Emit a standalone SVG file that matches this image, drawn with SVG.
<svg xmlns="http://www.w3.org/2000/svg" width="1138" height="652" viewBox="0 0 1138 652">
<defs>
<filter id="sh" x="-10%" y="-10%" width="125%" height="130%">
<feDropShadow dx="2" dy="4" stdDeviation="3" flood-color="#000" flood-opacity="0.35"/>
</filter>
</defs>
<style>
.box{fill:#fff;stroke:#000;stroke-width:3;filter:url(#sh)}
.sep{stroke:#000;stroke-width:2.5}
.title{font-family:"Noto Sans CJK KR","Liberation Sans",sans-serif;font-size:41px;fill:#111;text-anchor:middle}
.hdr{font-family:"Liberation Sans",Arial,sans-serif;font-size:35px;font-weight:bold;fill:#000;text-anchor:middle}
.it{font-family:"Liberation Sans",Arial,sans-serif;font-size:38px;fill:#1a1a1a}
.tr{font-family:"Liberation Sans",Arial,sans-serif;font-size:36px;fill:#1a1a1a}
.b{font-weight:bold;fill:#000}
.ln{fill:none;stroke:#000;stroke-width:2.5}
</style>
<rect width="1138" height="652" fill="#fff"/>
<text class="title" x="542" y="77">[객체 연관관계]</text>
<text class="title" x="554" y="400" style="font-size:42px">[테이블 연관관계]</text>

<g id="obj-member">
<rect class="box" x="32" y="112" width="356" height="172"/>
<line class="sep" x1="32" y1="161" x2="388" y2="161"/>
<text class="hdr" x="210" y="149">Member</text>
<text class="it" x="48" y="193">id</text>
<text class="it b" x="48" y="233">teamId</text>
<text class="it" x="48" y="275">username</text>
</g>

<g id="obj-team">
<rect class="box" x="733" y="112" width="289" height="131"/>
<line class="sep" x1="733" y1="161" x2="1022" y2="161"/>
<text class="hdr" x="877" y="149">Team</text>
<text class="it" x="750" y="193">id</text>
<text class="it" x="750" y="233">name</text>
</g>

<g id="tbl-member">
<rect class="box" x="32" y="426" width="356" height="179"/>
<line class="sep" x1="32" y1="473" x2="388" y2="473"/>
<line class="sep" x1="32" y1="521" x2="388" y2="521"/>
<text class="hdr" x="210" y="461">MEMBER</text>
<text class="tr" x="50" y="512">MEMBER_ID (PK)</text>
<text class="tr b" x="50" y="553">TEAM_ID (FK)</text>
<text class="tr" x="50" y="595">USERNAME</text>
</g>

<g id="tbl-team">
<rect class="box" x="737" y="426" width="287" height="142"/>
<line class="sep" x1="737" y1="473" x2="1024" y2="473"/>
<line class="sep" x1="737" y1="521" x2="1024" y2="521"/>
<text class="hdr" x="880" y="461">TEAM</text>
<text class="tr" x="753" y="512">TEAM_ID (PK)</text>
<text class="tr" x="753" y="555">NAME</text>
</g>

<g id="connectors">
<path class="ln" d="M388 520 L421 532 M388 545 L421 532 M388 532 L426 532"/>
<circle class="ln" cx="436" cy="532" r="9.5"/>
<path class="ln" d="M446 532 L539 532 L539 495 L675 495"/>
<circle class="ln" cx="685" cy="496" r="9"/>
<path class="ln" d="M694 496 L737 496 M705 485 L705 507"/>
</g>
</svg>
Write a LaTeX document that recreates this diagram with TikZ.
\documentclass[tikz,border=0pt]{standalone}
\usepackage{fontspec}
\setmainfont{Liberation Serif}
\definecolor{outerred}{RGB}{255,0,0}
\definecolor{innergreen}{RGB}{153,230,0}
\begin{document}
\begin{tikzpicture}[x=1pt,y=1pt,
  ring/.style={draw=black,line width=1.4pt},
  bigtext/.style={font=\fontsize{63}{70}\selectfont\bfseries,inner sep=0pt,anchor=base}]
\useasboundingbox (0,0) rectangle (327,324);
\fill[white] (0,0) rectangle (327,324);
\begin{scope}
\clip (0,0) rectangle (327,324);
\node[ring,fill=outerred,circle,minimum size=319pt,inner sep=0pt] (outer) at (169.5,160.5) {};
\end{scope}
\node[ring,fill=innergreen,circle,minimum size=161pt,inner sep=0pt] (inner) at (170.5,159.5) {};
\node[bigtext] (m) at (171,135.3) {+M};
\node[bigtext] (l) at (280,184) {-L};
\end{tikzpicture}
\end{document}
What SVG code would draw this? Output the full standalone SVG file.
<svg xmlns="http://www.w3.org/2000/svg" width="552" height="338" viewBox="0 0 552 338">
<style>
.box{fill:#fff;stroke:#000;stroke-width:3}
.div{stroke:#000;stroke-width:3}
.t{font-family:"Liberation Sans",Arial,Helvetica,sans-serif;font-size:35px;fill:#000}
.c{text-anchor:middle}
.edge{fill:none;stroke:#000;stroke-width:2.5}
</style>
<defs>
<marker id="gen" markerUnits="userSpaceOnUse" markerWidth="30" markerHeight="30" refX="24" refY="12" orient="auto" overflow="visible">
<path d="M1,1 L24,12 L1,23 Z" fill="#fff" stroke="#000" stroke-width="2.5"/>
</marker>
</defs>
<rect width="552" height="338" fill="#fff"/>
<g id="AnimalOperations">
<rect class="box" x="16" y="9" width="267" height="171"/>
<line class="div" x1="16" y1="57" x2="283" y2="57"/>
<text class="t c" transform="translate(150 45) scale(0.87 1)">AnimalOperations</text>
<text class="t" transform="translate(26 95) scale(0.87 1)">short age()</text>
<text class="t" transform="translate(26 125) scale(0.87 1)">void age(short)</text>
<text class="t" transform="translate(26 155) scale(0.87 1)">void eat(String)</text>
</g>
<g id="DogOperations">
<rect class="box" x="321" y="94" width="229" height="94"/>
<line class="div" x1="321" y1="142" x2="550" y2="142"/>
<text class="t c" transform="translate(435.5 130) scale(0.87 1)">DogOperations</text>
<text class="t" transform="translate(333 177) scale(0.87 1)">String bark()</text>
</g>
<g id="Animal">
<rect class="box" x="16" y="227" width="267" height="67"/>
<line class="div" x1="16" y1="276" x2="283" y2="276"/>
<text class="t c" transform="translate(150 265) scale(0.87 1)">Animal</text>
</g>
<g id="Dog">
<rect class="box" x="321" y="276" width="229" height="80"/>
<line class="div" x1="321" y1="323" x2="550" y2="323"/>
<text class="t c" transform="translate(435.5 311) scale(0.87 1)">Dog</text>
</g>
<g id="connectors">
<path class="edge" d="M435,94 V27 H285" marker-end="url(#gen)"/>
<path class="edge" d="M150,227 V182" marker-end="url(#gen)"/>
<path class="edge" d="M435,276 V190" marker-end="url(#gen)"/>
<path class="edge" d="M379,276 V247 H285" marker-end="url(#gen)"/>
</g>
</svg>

• TASK OBJECTIVE
Reproduce the records word for word.

• COMPLETED EXERCISE
Emit a standalone SVG file that matches this image, drawn with SVG.
<svg xmlns="http://www.w3.org/2000/svg" width="1138" height="652" viewBox="0 0 1138 652">
<defs>
<filter id="sh" x="-10%" y="-10%" width="125%" height="130%">
<feDropShadow dx="2" dy="4" stdDeviation="3" flood-color="#000" flood-opacity="0.35"/>
</filter>
</defs>
<style>
.box{fill:#fff;stroke:#000;stroke-width:3;filter:url(#sh)}
.sep{stroke:#000;stroke-width:2.5}
.title{font-family:"Noto Sans CJK KR","Liberation Sans",sans-serif;font-size:41px;fill:#111;text-anchor:middle}
.hdr{font-family:"Liberation Sans",Arial,sans-serif;font-size:35px;font-weight:bold;fill:#000;text-anchor:middle}
.it{font-family:"Liberation Sans",Arial,sans-serif;font-size:38px;fill:#1a1a1a}
.tr{font-family:"Liberation Sans",Arial,sans-serif;font-size:36px;fill:#1a1a1a}
.b{font-weight:bold;fill:#000}
.ln{fill:none;stroke:#000;stroke-width:2.5}
</style>
<rect width="1138" height="652" fill="#fff"/>
<text class="title" x="542" y="77">[객체 연관관계]</text>
<text class="title" x="554" y="400" style="font-size:42px">[테이블 연관관계]</text>

<g id="obj-member">
<rect class="box" x="32" y="112" width="356" height="172"/>
<line class="sep" x1="32" y1="161" x2="388" y2="161"/>
<text class="hdr" x="210" y="149">Member</text>
<text class="it" x="48" y="193">id</text>
<text class="it b" x="48" y="233">teamId</text>
<text class="it" x="48" y="275">username</text>
</g>

<g id="obj-team">
<rect class="box" x="733" y="112" width="289" height="131"/>
<line class="sep" x1="733" y1="161" x2="1022" y2="161"/>
<text class="hdr" x="877" y="149">Team</text>
<text class="it" x="750" y="193">id</text>
<text class="it" x="750" y="233">name</text>
</g>

<g id="tbl-member">
<rect class="box" x="32" y="426" width="356" height="179"/>
<line class="sep" x1="32" y1="473" x2="388" y2="473"/>
<line class="sep" x1="32" y1="521" x2="388" y2="521"/>
<text class="hdr" x="210" y="461">MEMBER</text>
<text class="tr" x="50" y="512">MEMBER_ID (PK)</text>
<text class="tr b" x="50" y="553">TEAM_ID (FK)</text>
<text class="tr" x="50" y="595">USERNAME</text>
</g>

<g id="tbl-team">
<rect class="box" x="737" y="426" width="287" height="142"/>
<line class="sep" x1="737" y1="473" x2="1024" y2="473"/>
<line class="sep" x1="737" y1="521" x2="1024" y2="521"/>
<text class="hdr" x="880" y="461">TEAM</text>
<text class="tr" x="753" y="512">TEAM_ID (PK)</text>
<text class="tr" x="753" y="555">NAME</text>
</g>

<g id="connectors">
<path class="ln" d="M388 520 L421 532 M388 545 L421 532 M388 532 L426 532"/>
<circle class="ln" cx="436" cy="532" r="9.5"/>
<path class="ln" d="M446 532 L539 532 L539 495 L675 495"/>
<circle class="ln" cx="685" cy="496" r="9"/>
<path class="ln" d="M694 496 L737 496 M705 485 L705 507"/>
</g>
</svg>
Write a LaTeX document that recreates this diagram with TikZ.
\documentclass[tikz,border=0pt]{standalone}
\usepackage{fontspec}
\setmainfont{Liberation Serif}
\definecolor{outerred}{RGB}{255,0,0}
\definecolor{innergreen}{RGB}{153,230,0}
\begin{document}
\begin{tikzpicture}[x=1pt,y=1pt,
  ring/.style={draw=black,line width=1.4pt},
  bigtext/.style={font=\fontsize{63}{70}\selectfont\bfseries,inner sep=0pt,anchor=base}]
\useasboundingbox (0,0) rectangle (327,324);
\fill[white] (0,0) rectangle (327,324);
\begin{scope}
\clip (0,0) rectangle (327,324);
\node[ring,fill=outerred,circle,minimum size=319pt,inner sep=0pt] (outer) at (169.5,160.5) {};
\end{scope}
\node[ring,fill=innergreen,circle,minimum size=161pt,inner sep=0pt] (inner) at (170.5,159.5) {};
\node[bigtext] (m) at (171,135.3) {+M};
\node[bigtext] (l) at (280,184) {-L};
\end{tikzpicture}
\end{document}
What SVG code would draw this? Output the full standalone SVG file.
<svg xmlns="http://www.w3.org/2000/svg" width="552" height="338" viewBox="0 0 552 338">
<style>
.box{fill:#fff;stroke:#000;stroke-width:3}
.div{stroke:#000;stroke-width:3}
.t{font-family:"Liberation Sans",Arial,Helvetica,sans-serif;font-size:35px;fill:#000}
.c{text-anchor:middle}
.edge{fill:none;stroke:#000;stroke-width:2.5}
</style>
<defs>
<marker id="gen" markerUnits="userSpaceOnUse" markerWidth="30" markerHeight="30" refX="24" refY="12" orient="auto" overflow="visible">
<path d="M1,1 L24,12 L1,23 Z" fill="#fff" stroke="#000" stroke-width="2.5"/>
</marker>
</defs>
<rect width="552" height="338" fill="#fff"/>
<g id="AnimalOperations">
<rect class="box" x="16" y="9" width="267" height="171"/>
<line class="div" x1="16" y1="57" x2="283" y2="57"/>
<text class="t c" transform="translate(150 45) scale(0.87 1)">AnimalOperations</text>
<text class="t" transform="translate(26 95) scale(0.87 1)">short age()</text>
<text class="t" transform="translate(26 125) scale(0.87 1)">void age(short)</text>
<text class="t" transform="translate(26 155) scale(0.87 1)">void eat(String)</text>
</g>
<g id="DogOperations">
<rect class="box" x="321" y="94" width="229" height="94"/>
<line class="div" x1="321" y1="142" x2="550" y2="142"/>
<text class="t c" transform="translate(435.5 130) scale(0.87 1)">DogOperations</text>
<text class="t" transform="translate(333 177) scale(0.87 1)">String bark()</text>
</g>
<g id="Animal">
<rect class="box" x="16" y="227" width="267" height="67"/>
<line class="div" x1="16" y1="276" x2="283" y2="276"/>
<text class="t c" transform="translate(150 265) scale(0.87 1)">Animal</text>
</g>
<g id="Dog">
<rect class="box" x="321" y="276" width="229" height="80"/>
<line class="div" x1="321" y1="323" x2="550" y2="323"/>
<text class="t c" transform="translate(435.5 311) scale(0.87 1)">Dog</text>
</g>
<g id="connectors">
<path class="edge" d="M435,94 V27 H285" marker-end="url(#gen)"/>
<path class="edge" d="M150,227 V182" marker-end="url(#gen)"/>
<path class="edge" d="M435,276 V190" marker-end="url(#gen)"/>
<path class="edge" d="M379,276 V247 H285" marker-end="url(#gen)"/>
</g>
</svg>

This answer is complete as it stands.